18. The Tribunal now has a considerable body of decided case law since its creation. Even though a particular tribunal decision is not binding on another differently constituted tribunal, proper regard is generally paid to the findings of earlier decisions, particularly where a series of decisions has reiterated the same principle or principles in similar terms. One such principle concerns the approach which should generally be taken by a tribunal to the terms and effect of Decision Notices. This Tribunal would agree that a broad approach should be taken to such Notices where the general intent is clear so that the Notice should be interpreted accordingly. In that respect, minor errors or even any reasoning which does not affect the substance of the decision will generally be ignored; see eg Guardian Newspapers and Brooke v Information Commissioner and BBC (EA/2006/0011 and 0013) especially at paragraph 15.
Grounds of Appeal
19. The Tribunal now turns to consider the 21 grounds which both parties agree form the basis of the Appellant’s appeal, in this appeal, even though the two subheadings set out above in paragraph 11 contained in the Schedule appended to the Appellant’s Notice of Appeal relate, in part at least, to both Decision Notices.

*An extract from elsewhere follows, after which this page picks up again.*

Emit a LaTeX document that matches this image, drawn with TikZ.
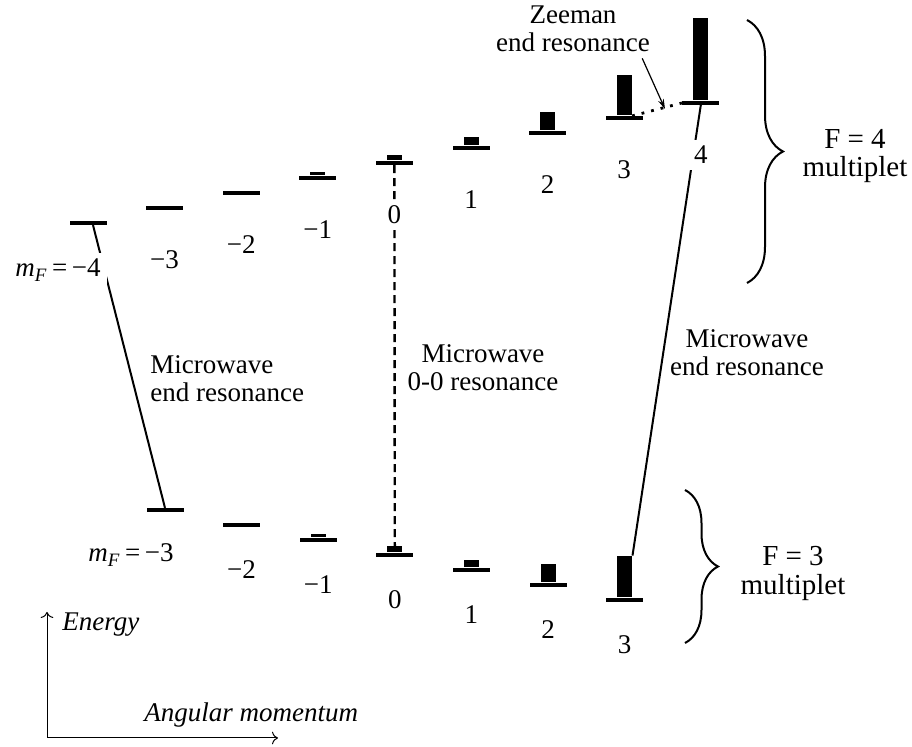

20. The first ground is put in the following terms, namely:
“ICR website misrepresentation that it had a regulated relationship with the FOI Act when it did not.”
The third column in the relevant schedule headed “Counter response” comments that this submission is “an ICR control matter that it has refused to address …”.
21. As the Commissioner points out in his Reply, these allegations or contentions address the ICR whereas the public authority from whom the disputed information in the present appeal is sought is the CC. The fact that the ICR website may have been, or may be deficient or misleading in some way as to which there is no evidence before the Tribunal is simply irrelevant to the issue on that appeal.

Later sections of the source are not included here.